KAMPALA–Property developers and banks have urged government to provide social amenities like roads, piped water and electricity if they are to ease housing pressure in the country.
The call was made by Shem Kakembo, Stanbic Bank’s Head of Personal Markets, at a housing development forum held at Golf Course Hotel in Kampala.
“While private developers and banks can take the lead to initiate housing projects, there is need for developers to liaise with the local authorities and government to jointly provide social infrastructure such as roads, social amenities like piped water and electricity in areas further away from the city which will make these areas attractive and accessible to the target market,” Shem noted.
Shem further added that the goal of providing affordable housing can only be achieved by bridging the gap between access to capital and execution capability.
“Stanbic Bank has taken strides to bridge this gap by reducing mortgage rates and working to strengthen partnerships with the developers in a bid to reduce on the overall cost to borrow. This will be a great benefit for the customer who is looking for value and a cost-effective financing option for their housing needs,” Shem noted.
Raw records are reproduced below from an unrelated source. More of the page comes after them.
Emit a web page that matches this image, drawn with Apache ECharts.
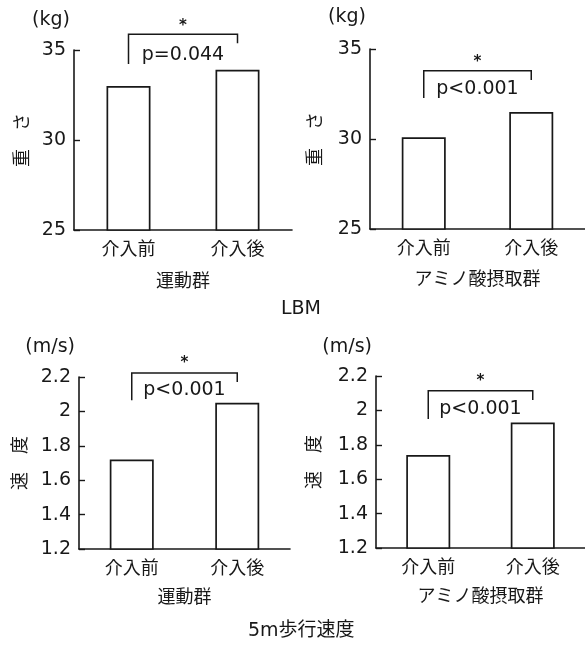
<!DOCTYPE html>
<html>
<head>
<meta charset="utf-8">
<script src="https://cdn.jsdelivr.net/npm/echarts@6/dist/echarts.min.js"></script>
<style>
  html, body { margin: 0; padding: 0; background: #fff; }
  #chart { width: 585px; height: 647px; }
</style>
</head>
<body>
<div id="chart"></div>
<script>
// Categories and measured values
const categories = ['介入前', '介入後'];
const groupNames = ['運動群', 'アミノ酸摂取群', '運動群', 'アミノ酸摂取群'];
const lbmExercise = [33.0, 33.9];
const lbmAmino = [30.1, 31.5];
const speedExercise = [1.72, 2.05];
const speedAmino = [1.74, 1.93];

// Significance annotations: p-value text and bracket levels in data units
// [bracket top, left foot, right foot, star, p text]
const pLabels = ['p=0.044', 'p<0.001', 'p<0.001', 'p<0.001'];
const bracketLevels = [
  [35.87, 34.22, 35.37, 36.33, 34.72],
  [33.79, 32.28, 33.28, 34.28, 32.78],
  [2.223, 2.065, 2.171, 2.28, 2.123],
  [2.114, 1.95, 2.06, 2.173, 2.008]
];

// Axis settings
const yMin = [25, 25, 1.2, 1.2];
const yMax = [35, 35, 2.2, 2.2];
const yStep = [5, 5, 0.2, 0.2];
const unitNames = ['(kg)', '(kg)', '(m/s)', '(m/s)'];
const measureNames = ['重　さ', '重　さ', '速　度', '速　度'];
const panelTitles = ['LBM', '5m歩行速度'];

const panelValues = [lbmExercise, lbmAmino, speedExercise, speedAmino];

const INK = '#181818';
const LATIN = "'DejaVu Sans', 'Noto Sans CJK JP', sans-serif";
const CJK = "'Noto Sans CJK JP', sans-serif";

const grids = [
  { left: 74, top: 50, right: 293, height: 180 },
  { left: 370, top: 49, right: -3, height: 180 },
  { left: 79, top: 377, right: 295, height: 172 },
  { left: 376, top: 376, right: -2, height: 172 }
];

const unitGaps = [20, 22, 20, 19];
const measureGaps = [44, 47, 51, 54];
const groupGaps = [41, 40, 38, 38];

const xAxes = grids.map((g, i) => ({
  type: 'category',
  gridIndex: i,
  data: categories,
  boundaryGap: true,
  axisLine: { lineStyle: { color: INK, width: 1.6 } },
  axisTick: { inside: true, length: 6, lineStyle: { color: INK, width: 1.4 } },
  axisLabel: { color: INK, fontFamily: CJK, fontSize: 18, margin: 9 },
  name: groupNames[i],
  nameLocation: 'middle',
  nameGap: groupGaps[i],
  nameTextStyle: { color: INK, fontFamily: CJK, fontSize: 18 }
}));

const valueAxes = grids.map((g, i) => ({
  type: 'value',
  gridIndex: i,
  position: 'left',
  min: yMin[i],
  max: yMax[i],
  interval: yStep[i],
  axisLine: { show: true, lineStyle: { color: INK, width: 1.6 } },
  axisTick: { show: true, inside: true, length: 6, lineStyle: { color: INK, width: 1.4 } },
  splitLine: { show: false },
  axisLabel: { color: INK, fontFamily: LATIN, fontSize: 19, margin: 8 },
  name: unitNames[i],
  nameLocation: 'end',
  nameGap: unitGaps[i],
  nameTextStyle: { color: INK, fontFamily: LATIN, fontSize: 19, align: 'right', verticalAlign: 'bottom', padding: [0, 4, 0, 0] }
}));

// Second left axis per panel carrying only the rotated measure name
const nameAxes = grids.map((g, i) => ({
  type: 'value',
  gridIndex: i,
  position: 'left',
  min: 0,
  max: 1,
  axisLine: { show: false },
  axisTick: { show: false },
  axisLabel: { show: false },
  splitLine: { show: false },
  name: measureNames[i],
  nameLocation: 'middle',
  nameRotate: 90,
  nameGap: measureGaps[i],
  nameTextStyle: { color: INK, fontFamily: CJK, fontSize: 18 }
}));

const barSeries = panelValues.map((vals, i) => ({
  type: 'bar',
  xAxisIndex: i,
  yAxisIndex: i,
  data: vals,
  barWidth: 44,
  itemStyle: { color: '#ffffff', borderColor: INK, borderWidth: 1.7 },
  silent: true,
  animation: false
}));

// Bracket with star and p-value between the two bars of each panel
const bracketSeries = bracketLevels.map((lv, i) => ({
  type: 'custom',
  xAxisIndex: i,
  yAxisIndex: i,
  clip: false,
  silent: true,
  animation: false,
  z: 5,
  data: [[0, lv[0]]],
  renderItem: function (params, api) {
    const [top, leftFoot, rightFoot, starY, textY] = lv;
    const pL = api.coord([0, top]);
    const pR = api.coord([1, top]);
    const fL = api.coord([0, leftFoot]);
    const fR = api.coord([1, rightFoot]);
    const midX = (pL[0] + pR[0]) / 2;
    const sY = api.coord([0, starY])[1];
    const tY = api.coord([0, textY])[1];
    return {
      type: 'group',
      children: [
        {
          type: 'polyline',
          shape: { points: [fL, pL, pR, fR] },
          style: { stroke: INK, lineWidth: 1.5, fill: null }
        },
        {
          type: 'text',
          style: { text: '*', x: midX, y: sY, align: 'center', verticalAlign: 'middle',
                   fontFamily: LATIN, fontSize: 15, fontWeight: 'bold', fill: INK }
        },
        {
          type: 'text',
          style: { text: pLabels[i], x: midX, y: tY, align: 'center', verticalAlign: 'middle',
                   fontFamily: LATIN, fontSize: 19, fill: INK }
        }
      ]
    };
  }
}));

const option = {
  backgroundColor: '#ffffff',
  animation: false,
  title: [
    { text: panelTitles[0], left: 281, top: 300,
      textStyle: { color: INK, fontFamily: LATIN, fontSize: 19, fontWeight: 'normal' }, padding: 0 },
    { text: panelTitles[1], left: 248, top: 622,
      textStyle: { color: INK, fontFamily: LATIN, fontSize: 19, fontWeight: 'normal' }, padding: 0 }
  ],
  grid: grids.map(g => Object.assign({ containLabel: false }, g)),
  xAxis: xAxes,
  yAxis: valueAxes.concat(nameAxes),
  series: barSeries.concat(bracketSeries)
};

const chart = echarts.init(document.getElementById('chart'), null, { renderer: 'canvas' });
chart.setOption(option);
</script>
</body>
</html>
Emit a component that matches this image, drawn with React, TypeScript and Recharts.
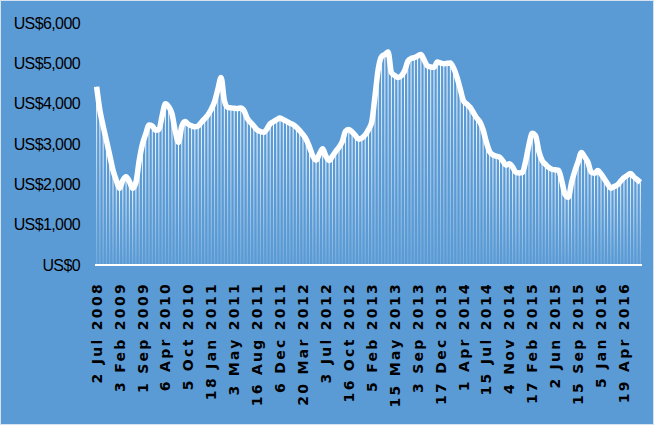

Aimed at forming partnerships to create more affordable housing options for Ugandans and enhancing knowledge awareness about home loans and mortgages, the forum brought together industry stakeholders, property developers, bank customers, land surveyors and prospective property buyers.
Talking about one of the new loan products the Stanbic now offers, Jackson Emanzi, the bank’s head of home loans said, “Due to market demand, the bank has also introduced land loans to cater for those intending to acquire land for new and additional developments. Not everyone has the capacity or wants to buy a finished house, many of our clients want to acquire now and build later or over time, this land loan product gives them this possibility.”
Analysing the current interest rate environment and efforts being made by the Central Bank to stimulate borrowing by reducing the CBR to a record low of 9.5% Jackson revealed, “As a bank we are firm believers in maintaining the transparency of our pricing to our clients. This is the reason why we have consistently matched movements of the CBR each time the Central Bank has made an adjustment. Using that principal Stanbic bank has reduced its Prime Lending Rate by 500 basis points since the beginning of the year. At 18% per annum Stanbic currently has the lowest prime lending rate of all banks.”
Currently, Uganda has a deficit of close to 1.2 million units and Studies indicate that by 2040 almost 60% of Uganda’s population will be living in urban areas.
The rapid urbanization is bound to put pressure on housing delivery systems which are often informal or reliant on the state.